In antenatal women with iron deficiency anemia, mobile phone call reminders—along with standard therapy with iron supplementation—improve patient compliance with iron supplementation and lead to a greater improvement in hemoglobin levels, according to a study published in Cureus.
“[A] main cause for the high frequency of anemia among antenatal women in India is a lack of iron consumption,” wrote Kanchan S. Dwidmuthe, MBBS, DGO, DNB, one of the authors of the study. [However], “few studies are available … where efforts have been made to improve compliance with iron therapy.”
To better understand the causes of poor compliance with iron supplementation among antenatal women and to create strategies to improve compliance, Dr. Dwidmuthe and colleagues conducted a randomized, controlled, open-label trial. Included in the study were antenatal women with a gestational age between 13 and 28 weeks of pregnancy diagnosed with iron deficiency anemia (Hb, 8 to 11 gm/dl) who had access to mobile phones. Women (N=240) were randomized into two groups, with one group receiving standard therapy plus fortnightly mobile phone call reminders and a control group receiving standard therapy alone.
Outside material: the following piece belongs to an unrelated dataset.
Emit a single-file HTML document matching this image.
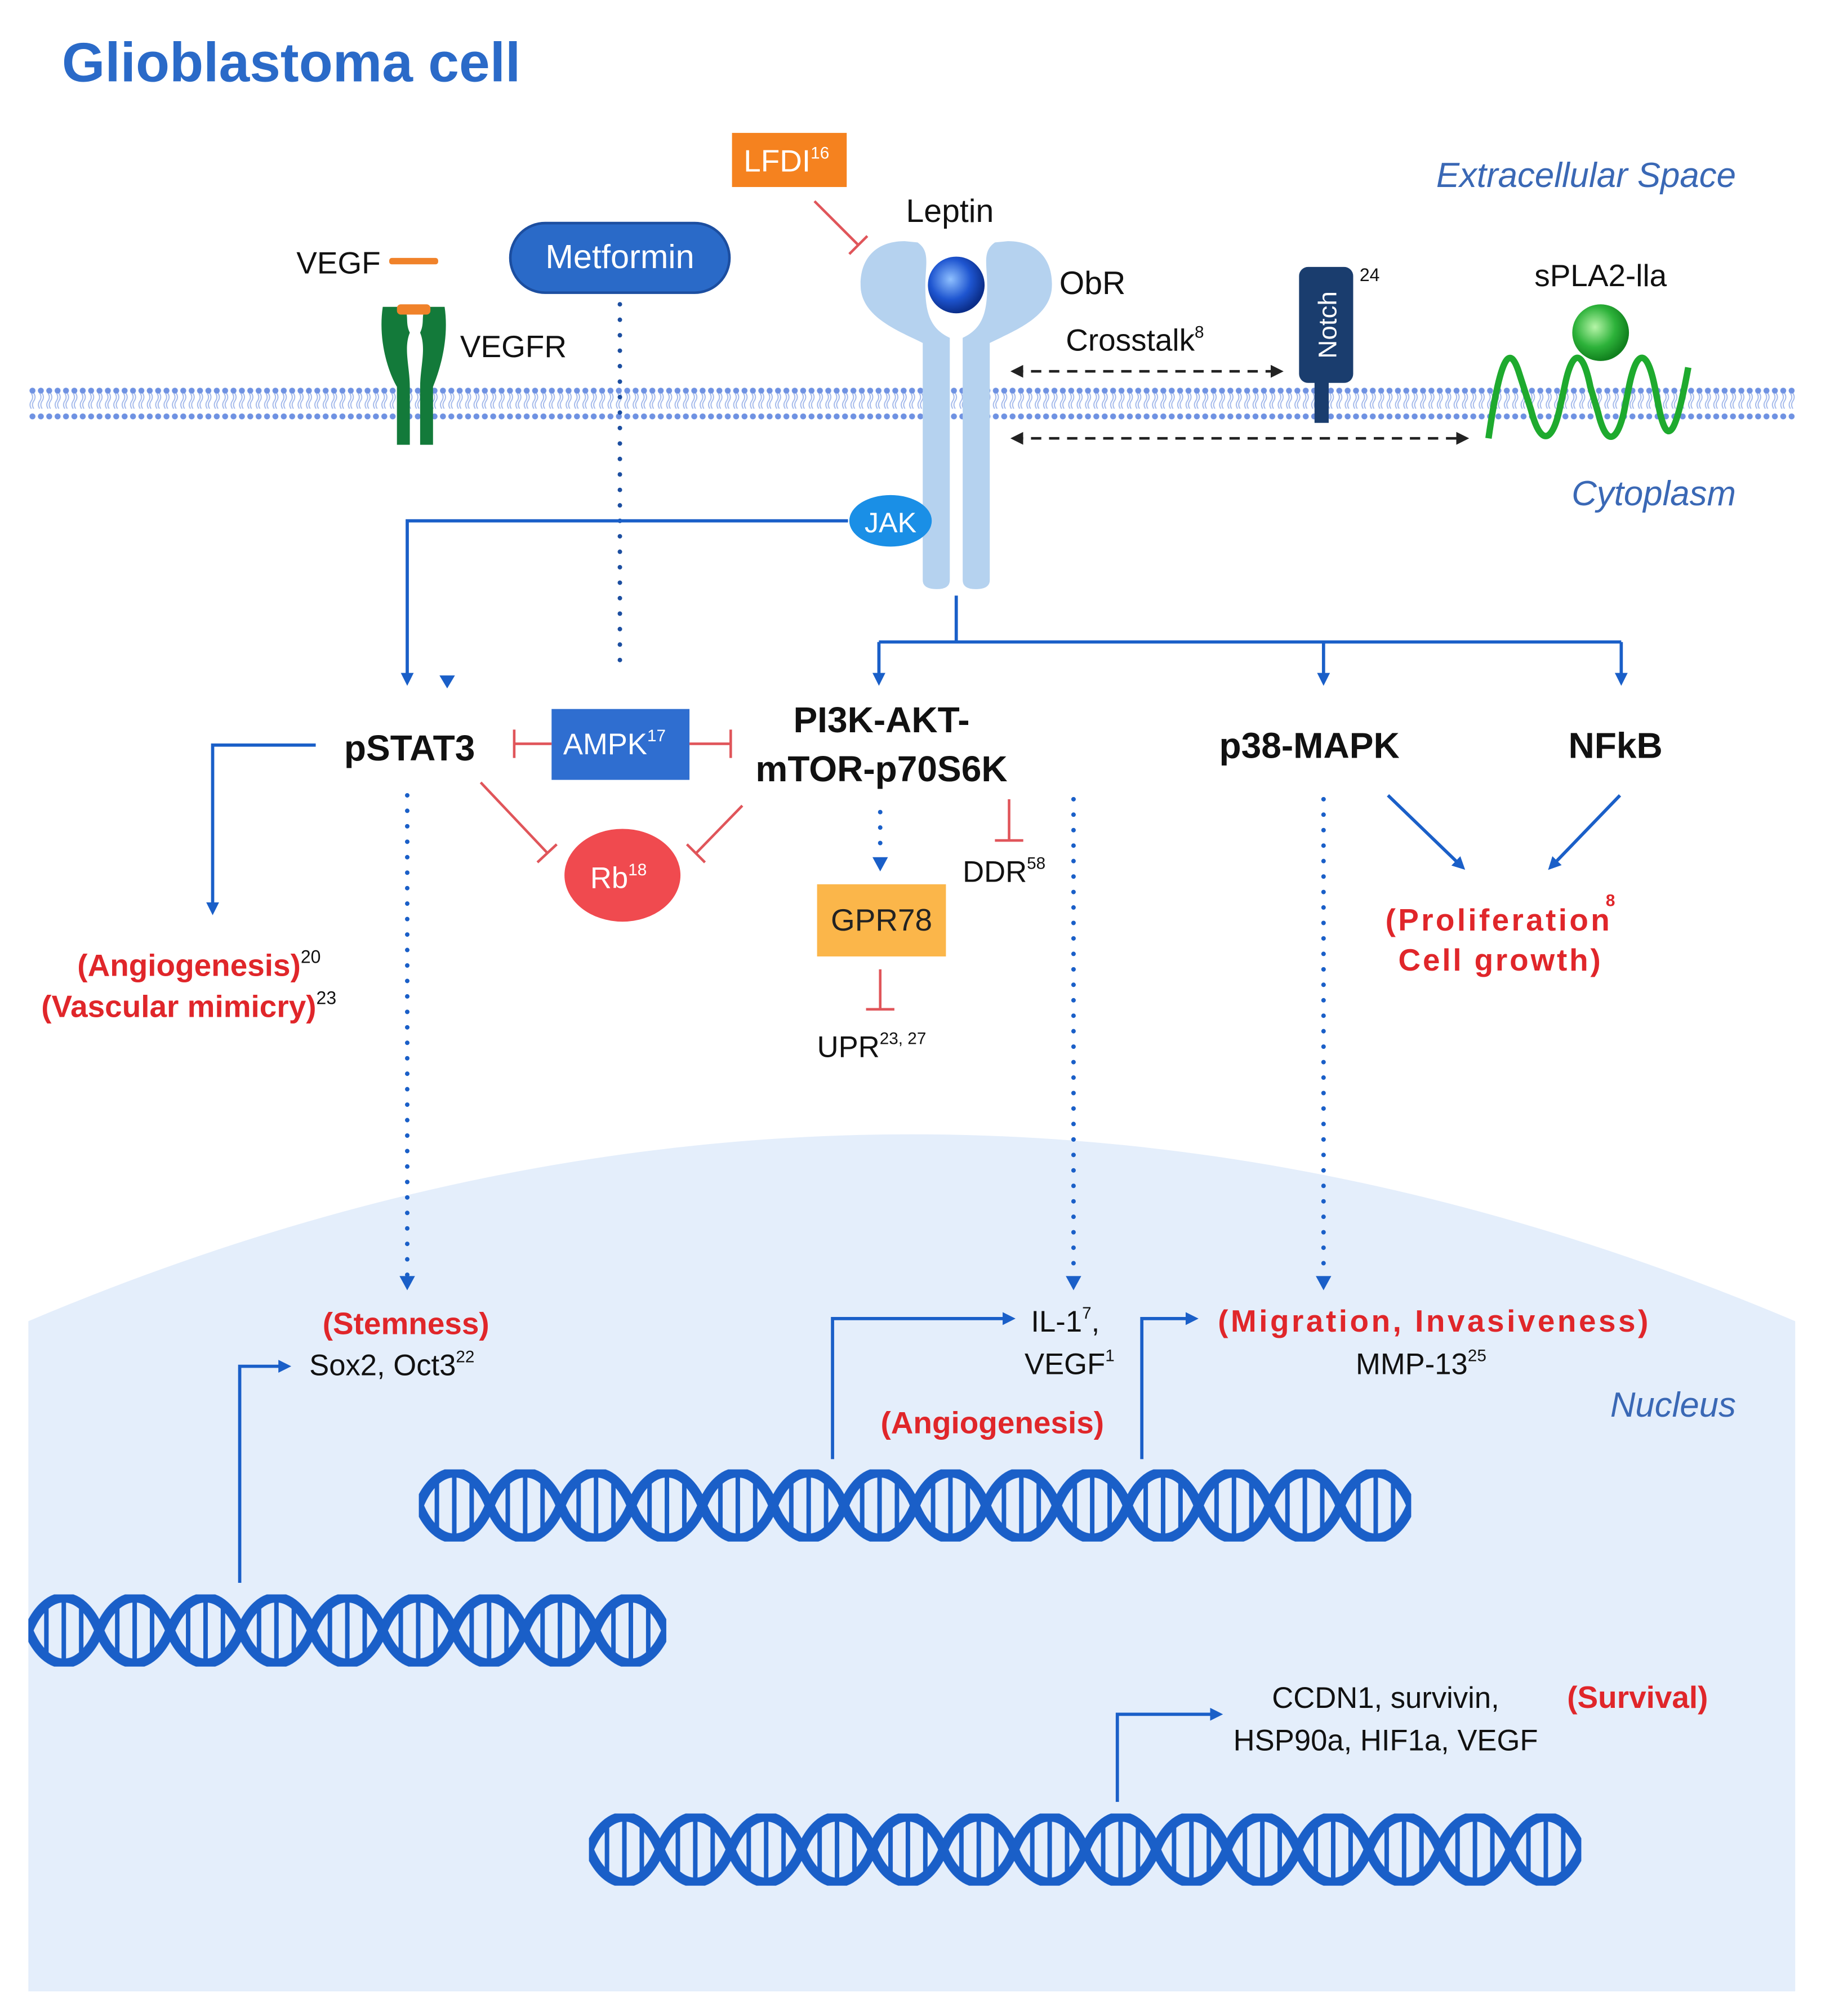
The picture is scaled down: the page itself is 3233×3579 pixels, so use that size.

Majority of Participants Complied With Iron Supplementation
Satisfactory compliance with iron supplements was found in most of the participating women (81.66%) in the study. Compared with the control group, better compliance for iron supplementation (≥65%) was observed in a greater number of women in the study group (77.5% and 85.83%, respectively; P=0.0952). Both groups showed a mean hemoglobin rise at the time of delivery compared with hemoglobin levels at the time of recruitment (study group, 9.74-10.69; control group, 9.48-10.06). In the study group, there was a statistically higher increase in the mean hemoglobin concentration (0.96 gm/dl), as compared to the control group (0.59 gm/dl).
Boredom with taking the daily oral iron therapy was the main reason given for poor compliance (66.66%). Other reasons included heartburn (14.81%), forgetfulness (14.81%), and constipation (3.7%). In both groups, the reasons for poor compliance with iron supplementation were similar.
Dr. Dwidmuthe and colleagues concurred that while “mobile phone call reminders along with standard therapy with iron supplementation improve compliance,” the reasons for poor compliance need to be addressed by educating women about the importance of iron supplementation.